What is needed: Could you repeat, exactly as they stand, the lines between the one with "Write a Python" and the one with "plt.rcParams['font.family'] = ['Liberation", inclusive, minus the pictures?

Information provided:

· · · ·

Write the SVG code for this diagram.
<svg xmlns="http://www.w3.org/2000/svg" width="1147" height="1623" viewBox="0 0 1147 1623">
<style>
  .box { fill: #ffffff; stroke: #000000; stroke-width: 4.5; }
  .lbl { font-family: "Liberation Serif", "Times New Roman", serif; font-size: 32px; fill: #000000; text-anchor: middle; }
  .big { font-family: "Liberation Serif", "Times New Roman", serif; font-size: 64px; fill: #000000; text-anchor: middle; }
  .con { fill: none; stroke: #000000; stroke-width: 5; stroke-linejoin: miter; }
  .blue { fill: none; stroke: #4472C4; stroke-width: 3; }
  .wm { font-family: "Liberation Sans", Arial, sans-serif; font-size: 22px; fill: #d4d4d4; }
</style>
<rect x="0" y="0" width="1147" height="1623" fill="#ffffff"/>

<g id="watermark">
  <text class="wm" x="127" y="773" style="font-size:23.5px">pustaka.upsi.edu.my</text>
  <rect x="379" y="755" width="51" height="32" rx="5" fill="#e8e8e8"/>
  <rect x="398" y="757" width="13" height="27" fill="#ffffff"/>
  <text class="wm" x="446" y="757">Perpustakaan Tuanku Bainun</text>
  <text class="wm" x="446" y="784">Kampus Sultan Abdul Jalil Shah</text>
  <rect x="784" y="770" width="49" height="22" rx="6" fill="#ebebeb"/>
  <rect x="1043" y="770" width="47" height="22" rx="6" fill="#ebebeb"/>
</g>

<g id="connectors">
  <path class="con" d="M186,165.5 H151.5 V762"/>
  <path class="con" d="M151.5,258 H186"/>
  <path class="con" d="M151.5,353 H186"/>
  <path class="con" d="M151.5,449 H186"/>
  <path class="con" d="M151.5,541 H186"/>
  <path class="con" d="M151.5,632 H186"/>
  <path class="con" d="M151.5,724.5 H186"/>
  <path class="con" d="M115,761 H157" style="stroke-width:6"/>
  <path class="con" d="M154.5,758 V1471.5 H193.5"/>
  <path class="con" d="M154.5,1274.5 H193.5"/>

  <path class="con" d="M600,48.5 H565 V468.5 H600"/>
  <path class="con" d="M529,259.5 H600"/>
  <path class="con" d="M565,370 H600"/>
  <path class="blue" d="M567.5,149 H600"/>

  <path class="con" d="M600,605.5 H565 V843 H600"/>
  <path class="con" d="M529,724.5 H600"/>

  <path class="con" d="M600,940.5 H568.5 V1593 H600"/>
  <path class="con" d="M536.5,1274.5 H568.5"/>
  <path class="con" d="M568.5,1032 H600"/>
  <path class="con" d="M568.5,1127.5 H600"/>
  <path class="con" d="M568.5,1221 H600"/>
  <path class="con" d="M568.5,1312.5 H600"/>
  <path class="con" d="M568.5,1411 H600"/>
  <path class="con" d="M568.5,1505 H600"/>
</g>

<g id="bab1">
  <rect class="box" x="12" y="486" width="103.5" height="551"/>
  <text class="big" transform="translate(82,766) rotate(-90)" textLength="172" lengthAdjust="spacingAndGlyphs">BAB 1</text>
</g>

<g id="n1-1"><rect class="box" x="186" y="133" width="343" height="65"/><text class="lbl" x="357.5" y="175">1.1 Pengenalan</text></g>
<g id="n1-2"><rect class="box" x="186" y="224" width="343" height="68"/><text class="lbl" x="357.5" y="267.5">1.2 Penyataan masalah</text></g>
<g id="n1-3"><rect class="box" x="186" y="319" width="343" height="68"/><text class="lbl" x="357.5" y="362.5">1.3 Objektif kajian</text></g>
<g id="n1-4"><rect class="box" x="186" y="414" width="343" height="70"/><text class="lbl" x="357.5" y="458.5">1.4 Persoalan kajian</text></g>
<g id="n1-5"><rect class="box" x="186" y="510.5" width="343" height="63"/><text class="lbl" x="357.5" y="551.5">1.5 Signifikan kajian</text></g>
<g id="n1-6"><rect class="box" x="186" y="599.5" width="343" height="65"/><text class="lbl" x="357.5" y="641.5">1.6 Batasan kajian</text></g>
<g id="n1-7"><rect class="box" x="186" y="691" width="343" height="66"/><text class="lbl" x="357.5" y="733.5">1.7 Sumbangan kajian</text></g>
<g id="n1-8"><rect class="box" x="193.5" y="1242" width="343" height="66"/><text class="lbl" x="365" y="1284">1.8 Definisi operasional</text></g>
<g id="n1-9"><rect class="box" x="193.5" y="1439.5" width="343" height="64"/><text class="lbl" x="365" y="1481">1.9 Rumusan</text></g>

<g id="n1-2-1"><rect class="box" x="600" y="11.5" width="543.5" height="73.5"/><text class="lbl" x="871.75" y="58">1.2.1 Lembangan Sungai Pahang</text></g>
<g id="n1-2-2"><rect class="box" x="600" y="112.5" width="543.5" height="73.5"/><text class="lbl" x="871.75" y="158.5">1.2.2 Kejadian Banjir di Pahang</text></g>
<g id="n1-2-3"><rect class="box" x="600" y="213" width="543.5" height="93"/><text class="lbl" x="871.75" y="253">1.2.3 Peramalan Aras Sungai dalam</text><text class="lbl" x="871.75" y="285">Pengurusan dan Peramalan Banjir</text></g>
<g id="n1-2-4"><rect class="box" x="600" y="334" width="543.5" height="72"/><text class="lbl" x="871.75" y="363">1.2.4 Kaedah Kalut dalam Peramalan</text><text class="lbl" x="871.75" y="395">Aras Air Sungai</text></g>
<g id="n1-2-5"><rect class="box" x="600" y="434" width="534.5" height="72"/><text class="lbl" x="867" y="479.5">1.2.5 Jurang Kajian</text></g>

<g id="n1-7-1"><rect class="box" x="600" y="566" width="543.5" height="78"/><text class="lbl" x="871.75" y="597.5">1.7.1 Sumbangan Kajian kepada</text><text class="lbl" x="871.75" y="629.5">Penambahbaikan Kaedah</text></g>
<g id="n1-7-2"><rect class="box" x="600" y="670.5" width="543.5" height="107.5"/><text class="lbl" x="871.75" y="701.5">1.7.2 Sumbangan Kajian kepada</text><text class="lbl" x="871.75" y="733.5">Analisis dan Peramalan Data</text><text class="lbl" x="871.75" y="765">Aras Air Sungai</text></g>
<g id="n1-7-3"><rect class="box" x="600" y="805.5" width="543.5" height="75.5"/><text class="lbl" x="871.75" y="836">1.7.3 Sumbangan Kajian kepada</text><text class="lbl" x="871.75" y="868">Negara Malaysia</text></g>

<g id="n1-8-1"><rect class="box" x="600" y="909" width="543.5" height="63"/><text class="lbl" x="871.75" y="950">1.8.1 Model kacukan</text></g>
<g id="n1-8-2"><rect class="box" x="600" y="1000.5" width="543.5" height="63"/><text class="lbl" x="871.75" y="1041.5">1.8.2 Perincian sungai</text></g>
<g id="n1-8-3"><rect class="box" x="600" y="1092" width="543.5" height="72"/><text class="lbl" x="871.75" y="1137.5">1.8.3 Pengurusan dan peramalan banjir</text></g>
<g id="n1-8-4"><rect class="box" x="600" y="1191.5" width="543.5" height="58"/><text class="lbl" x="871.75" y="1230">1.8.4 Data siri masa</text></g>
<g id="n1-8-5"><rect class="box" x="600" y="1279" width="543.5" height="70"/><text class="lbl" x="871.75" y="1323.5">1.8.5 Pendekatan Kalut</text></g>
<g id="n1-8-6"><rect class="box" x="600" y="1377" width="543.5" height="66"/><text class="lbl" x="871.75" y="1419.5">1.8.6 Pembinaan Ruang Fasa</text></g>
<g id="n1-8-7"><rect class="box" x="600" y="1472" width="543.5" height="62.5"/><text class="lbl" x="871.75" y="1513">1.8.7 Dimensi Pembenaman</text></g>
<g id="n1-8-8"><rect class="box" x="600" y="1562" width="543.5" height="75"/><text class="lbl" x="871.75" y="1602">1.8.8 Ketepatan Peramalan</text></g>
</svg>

· · · ·

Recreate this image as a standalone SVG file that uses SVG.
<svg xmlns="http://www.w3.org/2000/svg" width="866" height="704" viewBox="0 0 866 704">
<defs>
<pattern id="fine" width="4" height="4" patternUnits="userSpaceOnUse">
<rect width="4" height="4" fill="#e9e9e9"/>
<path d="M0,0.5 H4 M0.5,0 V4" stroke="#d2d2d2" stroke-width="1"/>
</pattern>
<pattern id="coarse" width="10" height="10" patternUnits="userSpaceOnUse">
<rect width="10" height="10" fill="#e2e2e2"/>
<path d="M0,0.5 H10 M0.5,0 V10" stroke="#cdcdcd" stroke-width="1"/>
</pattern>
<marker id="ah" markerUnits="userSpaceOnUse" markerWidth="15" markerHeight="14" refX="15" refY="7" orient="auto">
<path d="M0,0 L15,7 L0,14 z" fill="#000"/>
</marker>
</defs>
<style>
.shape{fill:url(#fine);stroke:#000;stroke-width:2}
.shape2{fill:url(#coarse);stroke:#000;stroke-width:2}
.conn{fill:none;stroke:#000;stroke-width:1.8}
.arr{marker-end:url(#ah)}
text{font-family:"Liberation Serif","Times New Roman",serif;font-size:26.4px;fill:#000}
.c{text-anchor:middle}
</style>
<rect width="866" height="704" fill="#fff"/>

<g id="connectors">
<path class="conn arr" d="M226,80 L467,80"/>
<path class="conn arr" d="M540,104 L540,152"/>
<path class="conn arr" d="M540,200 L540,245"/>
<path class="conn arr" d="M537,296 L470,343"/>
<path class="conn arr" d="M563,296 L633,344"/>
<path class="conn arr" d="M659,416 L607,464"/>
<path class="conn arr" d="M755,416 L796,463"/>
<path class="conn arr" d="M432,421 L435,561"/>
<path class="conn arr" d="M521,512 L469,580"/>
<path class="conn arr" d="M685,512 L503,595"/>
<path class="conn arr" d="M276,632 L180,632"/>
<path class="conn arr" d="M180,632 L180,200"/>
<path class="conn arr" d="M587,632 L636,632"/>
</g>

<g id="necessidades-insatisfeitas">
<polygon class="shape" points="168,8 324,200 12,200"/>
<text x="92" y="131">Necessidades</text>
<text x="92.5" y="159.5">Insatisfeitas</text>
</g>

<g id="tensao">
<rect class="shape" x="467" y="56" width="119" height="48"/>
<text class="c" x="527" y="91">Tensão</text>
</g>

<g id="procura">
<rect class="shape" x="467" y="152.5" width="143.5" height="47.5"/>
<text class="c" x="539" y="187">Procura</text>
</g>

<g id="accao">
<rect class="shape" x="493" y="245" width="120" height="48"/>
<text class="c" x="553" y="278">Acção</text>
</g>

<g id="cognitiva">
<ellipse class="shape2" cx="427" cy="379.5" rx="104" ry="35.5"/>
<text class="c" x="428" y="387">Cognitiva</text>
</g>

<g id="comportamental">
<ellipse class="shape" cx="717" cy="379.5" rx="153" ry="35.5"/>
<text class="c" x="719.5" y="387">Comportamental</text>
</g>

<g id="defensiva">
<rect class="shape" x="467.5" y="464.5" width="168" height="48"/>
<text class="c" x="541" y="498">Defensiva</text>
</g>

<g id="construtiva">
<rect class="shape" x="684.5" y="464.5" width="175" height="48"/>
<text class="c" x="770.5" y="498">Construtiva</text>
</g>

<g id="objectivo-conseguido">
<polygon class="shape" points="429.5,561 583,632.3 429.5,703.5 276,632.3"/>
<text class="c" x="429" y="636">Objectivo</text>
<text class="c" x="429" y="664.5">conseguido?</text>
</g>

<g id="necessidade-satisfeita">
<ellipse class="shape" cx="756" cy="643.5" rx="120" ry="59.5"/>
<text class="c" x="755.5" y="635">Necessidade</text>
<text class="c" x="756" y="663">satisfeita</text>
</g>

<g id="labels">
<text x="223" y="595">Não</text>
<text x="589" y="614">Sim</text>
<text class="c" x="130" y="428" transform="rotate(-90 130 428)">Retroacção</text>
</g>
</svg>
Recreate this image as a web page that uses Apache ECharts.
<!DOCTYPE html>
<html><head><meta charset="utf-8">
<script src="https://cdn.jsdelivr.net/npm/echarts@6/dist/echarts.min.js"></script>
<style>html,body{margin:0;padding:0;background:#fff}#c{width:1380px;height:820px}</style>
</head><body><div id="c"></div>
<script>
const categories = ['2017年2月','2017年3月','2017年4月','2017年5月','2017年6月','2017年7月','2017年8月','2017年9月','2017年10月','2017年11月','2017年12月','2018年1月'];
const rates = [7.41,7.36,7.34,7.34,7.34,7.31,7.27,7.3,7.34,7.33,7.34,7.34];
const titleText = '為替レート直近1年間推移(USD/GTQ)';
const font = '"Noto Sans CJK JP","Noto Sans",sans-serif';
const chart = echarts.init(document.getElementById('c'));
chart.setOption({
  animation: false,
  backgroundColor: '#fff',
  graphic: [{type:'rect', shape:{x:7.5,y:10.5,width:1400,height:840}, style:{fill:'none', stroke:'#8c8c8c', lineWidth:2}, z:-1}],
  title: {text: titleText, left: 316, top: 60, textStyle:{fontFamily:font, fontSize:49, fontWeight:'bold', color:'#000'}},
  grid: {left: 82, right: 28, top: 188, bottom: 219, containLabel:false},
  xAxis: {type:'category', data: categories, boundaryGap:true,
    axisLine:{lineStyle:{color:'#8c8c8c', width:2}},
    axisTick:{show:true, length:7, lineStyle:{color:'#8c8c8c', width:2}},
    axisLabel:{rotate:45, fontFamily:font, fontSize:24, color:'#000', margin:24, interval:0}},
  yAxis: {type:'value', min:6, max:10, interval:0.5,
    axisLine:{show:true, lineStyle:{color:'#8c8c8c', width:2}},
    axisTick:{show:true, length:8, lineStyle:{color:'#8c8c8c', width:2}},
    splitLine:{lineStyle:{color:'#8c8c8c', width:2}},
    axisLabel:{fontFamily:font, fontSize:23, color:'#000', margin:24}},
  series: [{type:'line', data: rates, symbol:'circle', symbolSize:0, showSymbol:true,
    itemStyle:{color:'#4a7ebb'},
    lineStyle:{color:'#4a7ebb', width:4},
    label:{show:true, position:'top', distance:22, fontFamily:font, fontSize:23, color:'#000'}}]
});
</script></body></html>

· · · ·

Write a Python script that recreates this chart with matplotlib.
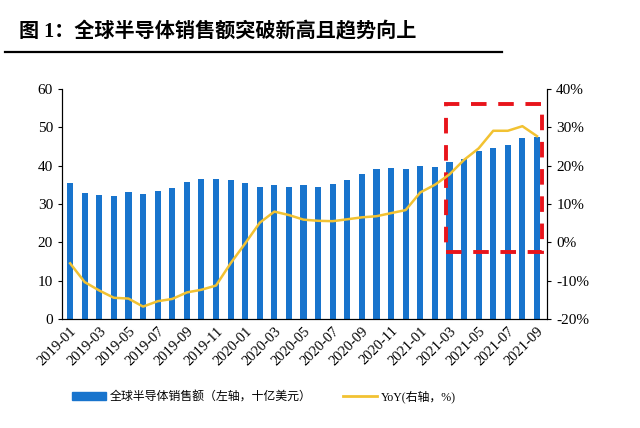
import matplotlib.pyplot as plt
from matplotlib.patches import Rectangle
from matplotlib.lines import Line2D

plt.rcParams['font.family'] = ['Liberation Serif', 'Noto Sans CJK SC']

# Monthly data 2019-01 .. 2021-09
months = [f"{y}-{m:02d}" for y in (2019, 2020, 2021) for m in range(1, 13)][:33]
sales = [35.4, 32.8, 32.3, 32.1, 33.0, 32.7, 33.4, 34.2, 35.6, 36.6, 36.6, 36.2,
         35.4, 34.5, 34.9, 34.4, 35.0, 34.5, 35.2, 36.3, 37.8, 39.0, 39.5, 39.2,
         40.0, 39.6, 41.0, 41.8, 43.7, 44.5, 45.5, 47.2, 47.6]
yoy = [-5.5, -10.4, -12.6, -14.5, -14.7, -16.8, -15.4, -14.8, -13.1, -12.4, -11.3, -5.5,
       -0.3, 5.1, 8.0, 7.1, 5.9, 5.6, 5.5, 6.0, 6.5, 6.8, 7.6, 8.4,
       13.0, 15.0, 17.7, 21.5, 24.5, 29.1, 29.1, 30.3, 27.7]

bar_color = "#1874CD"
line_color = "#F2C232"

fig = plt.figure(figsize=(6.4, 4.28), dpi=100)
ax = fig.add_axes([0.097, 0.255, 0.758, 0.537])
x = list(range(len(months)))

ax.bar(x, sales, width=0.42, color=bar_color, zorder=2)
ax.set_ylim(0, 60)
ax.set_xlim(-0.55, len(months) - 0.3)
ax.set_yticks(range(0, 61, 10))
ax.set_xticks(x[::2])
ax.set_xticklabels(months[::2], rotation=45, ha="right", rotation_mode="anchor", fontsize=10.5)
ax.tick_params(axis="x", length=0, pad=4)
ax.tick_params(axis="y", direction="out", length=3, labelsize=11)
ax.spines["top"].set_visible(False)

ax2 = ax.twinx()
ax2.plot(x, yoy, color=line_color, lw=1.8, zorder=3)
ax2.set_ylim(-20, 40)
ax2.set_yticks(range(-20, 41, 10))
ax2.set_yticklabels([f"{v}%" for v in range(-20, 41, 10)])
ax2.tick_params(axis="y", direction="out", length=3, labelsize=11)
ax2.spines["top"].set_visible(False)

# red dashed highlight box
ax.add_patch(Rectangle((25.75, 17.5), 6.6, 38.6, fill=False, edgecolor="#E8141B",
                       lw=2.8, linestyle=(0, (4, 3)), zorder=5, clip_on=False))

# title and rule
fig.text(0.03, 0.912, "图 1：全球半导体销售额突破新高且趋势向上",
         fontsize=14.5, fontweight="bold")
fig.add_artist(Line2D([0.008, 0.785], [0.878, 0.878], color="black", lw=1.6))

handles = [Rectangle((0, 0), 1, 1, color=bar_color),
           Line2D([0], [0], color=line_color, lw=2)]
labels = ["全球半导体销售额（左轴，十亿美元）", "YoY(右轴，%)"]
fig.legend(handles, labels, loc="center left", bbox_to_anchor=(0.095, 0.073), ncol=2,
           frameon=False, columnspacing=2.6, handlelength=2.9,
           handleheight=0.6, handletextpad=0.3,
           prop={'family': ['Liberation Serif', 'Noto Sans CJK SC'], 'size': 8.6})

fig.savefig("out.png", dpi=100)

· · · ·

Output for this exercise:
Write a Python script that recreates this chart with matplotlib.
import matplotlib.pyplot as plt
from matplotlib.patches import Rectangle
from matplotlib.lines import Line2D

plt.rcParams['font.family'] = ['Liberation Serif', 'Noto Sans CJK SC']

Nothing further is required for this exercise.